▸ SET EXERCISE
How many of the lines below hold the word "this"? Answer only with the number.
%%
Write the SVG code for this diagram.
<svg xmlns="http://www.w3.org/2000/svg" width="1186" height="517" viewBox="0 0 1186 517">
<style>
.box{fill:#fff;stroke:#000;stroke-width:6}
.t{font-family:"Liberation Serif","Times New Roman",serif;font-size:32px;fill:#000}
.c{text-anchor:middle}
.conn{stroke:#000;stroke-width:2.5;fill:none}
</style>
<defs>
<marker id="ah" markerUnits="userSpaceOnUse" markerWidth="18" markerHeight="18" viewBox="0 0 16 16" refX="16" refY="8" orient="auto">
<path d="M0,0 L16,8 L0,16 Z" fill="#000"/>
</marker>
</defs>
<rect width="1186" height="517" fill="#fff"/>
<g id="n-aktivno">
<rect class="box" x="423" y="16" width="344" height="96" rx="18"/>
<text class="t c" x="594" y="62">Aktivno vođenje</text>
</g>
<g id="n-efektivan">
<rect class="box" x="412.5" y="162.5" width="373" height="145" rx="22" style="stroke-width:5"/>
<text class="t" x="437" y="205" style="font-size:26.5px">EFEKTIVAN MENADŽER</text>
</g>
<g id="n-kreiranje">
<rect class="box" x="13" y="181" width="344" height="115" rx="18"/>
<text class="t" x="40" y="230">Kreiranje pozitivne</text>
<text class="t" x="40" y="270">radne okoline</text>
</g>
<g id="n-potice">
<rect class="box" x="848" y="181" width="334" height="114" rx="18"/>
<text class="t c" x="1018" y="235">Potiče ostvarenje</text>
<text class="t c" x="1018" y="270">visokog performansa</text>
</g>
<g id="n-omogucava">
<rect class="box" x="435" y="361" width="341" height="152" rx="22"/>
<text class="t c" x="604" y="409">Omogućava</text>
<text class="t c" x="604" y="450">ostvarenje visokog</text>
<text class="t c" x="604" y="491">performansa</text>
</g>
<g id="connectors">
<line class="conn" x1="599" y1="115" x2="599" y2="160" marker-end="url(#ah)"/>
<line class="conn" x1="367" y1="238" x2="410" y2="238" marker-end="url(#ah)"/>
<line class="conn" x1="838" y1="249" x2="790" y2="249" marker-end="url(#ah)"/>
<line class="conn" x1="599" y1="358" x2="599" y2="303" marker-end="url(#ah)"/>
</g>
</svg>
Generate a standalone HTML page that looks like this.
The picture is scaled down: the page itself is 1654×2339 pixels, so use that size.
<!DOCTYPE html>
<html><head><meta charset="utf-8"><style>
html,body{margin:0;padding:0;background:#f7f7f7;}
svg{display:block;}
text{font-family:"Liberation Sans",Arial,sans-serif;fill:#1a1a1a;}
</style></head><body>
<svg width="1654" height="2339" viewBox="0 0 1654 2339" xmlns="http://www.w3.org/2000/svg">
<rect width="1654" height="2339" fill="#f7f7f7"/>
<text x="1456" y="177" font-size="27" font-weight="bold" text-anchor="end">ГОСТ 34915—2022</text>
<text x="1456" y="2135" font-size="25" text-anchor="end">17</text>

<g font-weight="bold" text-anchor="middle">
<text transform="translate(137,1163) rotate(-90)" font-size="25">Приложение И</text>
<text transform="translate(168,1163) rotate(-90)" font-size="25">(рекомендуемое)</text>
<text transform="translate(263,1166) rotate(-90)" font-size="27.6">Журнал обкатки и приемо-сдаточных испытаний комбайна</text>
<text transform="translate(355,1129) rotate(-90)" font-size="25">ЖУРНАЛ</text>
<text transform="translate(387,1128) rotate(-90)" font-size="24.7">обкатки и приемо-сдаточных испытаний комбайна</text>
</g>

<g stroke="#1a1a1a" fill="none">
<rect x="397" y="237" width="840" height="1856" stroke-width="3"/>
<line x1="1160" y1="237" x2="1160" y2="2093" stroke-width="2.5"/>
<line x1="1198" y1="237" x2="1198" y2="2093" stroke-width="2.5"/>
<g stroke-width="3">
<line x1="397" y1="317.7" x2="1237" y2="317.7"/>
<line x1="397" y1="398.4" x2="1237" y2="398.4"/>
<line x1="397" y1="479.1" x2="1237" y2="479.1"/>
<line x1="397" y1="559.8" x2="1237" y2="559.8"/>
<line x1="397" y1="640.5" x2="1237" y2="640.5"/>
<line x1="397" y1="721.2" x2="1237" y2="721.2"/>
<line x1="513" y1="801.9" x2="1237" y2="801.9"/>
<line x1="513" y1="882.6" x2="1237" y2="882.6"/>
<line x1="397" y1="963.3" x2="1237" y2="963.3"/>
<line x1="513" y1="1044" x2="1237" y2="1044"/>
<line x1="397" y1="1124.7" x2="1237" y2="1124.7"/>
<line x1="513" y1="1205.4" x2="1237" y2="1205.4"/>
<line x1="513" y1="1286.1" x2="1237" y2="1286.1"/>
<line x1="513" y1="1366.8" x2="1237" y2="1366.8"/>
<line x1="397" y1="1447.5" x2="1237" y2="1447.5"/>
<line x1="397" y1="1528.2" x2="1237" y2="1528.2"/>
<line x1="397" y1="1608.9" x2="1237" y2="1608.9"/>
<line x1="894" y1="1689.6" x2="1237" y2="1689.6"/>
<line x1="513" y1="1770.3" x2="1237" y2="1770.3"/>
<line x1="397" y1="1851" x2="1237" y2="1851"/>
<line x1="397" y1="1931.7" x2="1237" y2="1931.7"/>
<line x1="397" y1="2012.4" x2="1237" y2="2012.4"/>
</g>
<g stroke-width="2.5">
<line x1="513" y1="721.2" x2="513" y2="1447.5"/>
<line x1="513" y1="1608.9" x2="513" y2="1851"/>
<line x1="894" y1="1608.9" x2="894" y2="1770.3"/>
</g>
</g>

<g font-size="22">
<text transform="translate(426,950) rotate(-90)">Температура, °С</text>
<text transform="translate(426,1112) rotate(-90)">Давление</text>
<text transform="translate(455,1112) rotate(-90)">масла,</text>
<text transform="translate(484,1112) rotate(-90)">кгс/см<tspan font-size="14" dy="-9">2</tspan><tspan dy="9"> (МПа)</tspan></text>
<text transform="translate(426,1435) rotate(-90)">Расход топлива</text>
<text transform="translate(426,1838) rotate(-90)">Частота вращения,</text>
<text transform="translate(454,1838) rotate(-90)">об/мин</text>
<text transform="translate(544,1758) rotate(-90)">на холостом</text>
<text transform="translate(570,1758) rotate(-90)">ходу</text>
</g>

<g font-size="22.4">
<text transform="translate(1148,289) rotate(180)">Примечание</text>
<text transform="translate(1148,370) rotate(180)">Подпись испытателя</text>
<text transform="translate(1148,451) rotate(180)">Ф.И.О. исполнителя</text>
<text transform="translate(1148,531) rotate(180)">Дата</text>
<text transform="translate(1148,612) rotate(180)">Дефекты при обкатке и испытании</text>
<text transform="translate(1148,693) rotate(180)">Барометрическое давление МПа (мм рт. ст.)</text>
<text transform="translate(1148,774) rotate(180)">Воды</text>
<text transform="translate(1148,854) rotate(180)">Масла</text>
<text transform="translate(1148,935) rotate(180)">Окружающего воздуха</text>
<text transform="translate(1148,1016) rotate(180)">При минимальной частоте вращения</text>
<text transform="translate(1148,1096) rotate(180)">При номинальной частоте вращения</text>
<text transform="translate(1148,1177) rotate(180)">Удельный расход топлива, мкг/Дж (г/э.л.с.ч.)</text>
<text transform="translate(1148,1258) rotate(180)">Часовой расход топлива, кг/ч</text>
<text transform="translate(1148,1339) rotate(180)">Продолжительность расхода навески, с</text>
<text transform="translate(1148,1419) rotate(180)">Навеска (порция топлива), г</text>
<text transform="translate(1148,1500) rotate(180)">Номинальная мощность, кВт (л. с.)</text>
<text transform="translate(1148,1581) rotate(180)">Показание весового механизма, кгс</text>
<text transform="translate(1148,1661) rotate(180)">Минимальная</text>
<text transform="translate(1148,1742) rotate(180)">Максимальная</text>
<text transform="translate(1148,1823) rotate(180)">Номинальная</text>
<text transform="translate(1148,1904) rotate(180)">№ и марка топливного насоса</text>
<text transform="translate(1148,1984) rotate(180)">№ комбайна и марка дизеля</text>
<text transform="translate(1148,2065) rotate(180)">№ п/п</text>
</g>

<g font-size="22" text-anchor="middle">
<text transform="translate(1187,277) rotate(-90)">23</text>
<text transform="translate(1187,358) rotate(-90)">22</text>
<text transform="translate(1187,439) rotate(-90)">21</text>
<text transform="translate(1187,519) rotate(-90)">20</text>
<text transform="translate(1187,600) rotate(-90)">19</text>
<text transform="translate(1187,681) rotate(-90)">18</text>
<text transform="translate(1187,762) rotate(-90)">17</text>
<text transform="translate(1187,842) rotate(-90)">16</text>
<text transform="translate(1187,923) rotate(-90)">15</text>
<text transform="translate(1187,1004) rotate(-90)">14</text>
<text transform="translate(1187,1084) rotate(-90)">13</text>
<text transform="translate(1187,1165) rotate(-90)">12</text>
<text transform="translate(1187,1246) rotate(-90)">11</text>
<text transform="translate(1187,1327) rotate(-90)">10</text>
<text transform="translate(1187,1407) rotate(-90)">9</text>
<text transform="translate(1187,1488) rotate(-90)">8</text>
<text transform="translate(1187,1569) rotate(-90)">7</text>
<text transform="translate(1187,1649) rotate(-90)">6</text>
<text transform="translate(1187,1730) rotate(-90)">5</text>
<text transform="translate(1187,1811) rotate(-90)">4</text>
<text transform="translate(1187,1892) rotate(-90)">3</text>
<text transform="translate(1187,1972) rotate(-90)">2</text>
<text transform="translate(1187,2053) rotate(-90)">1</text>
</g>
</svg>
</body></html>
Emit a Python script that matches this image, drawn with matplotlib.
%%
▸ FINAL RESULT
3